If I have a datasource that has the number of requests coming in to a web service and I want to archive Daily data, I will probably make my summary index something like:
MySearch | bucket _time span=1h | stats count as Req by _time, server | stats sum(Req) as DailyRequestTotal, avg(Req) as HourlyRequestAverage, max(Req) as BusiestHour, min(Req) as SlowestHour by server
What I will not do is:
MySearch | bucket _time span=1h | stats count as Req by _time, server,status_code,uri | stats sum(Req) as DailyRequestTotal by server,status_code,uri
Adding a number of fields to the start will linearly increase the size of your index, while keeping the same number of events. Adding fields to the end will increase the size of your index and the number of events exponentially. If you had 30 different uris, 4 different status codes and 5 servers, switching from the first to the second query would go from 5 events per day to 600.
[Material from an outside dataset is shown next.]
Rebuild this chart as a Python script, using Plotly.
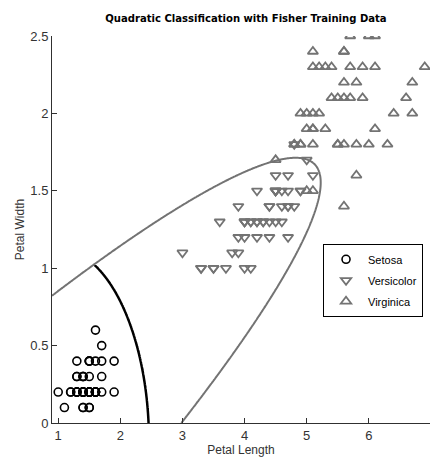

A caveat: when I say anything on the front side is free, that's not entirely true. According to Gerald Kanapathy's presentation at the first user conference, the following statistical functions are free: count, avg, sum, stdev, max, min, first, last. The following are not free: median, percXX, dc, mode, top, list, value. He says, though, that if you've got less than 1k values per summary run, it won't be a problem. - Backfill your index to verify success
Backfilling the index will go through your old logs and fill your index. There used to be a script with the word backfill in the filename, that you'll readily find on Google if you're searching for the command -- that script is now old. The new method is to run:
cd /opt/splunk/bin/ && ./splunk cmd python fill_summary_index.py -app YourAppName -name "YourScheduledSearchName" -et -1mon@d -lt @d -j 8 -auth admin:changeme -owner YourUsername
The above should get you on the road to summary indexing success. I'll plan to do a follow-up post on where the si commands -should- be used (in essence, the areas where you can ignore half of what's above).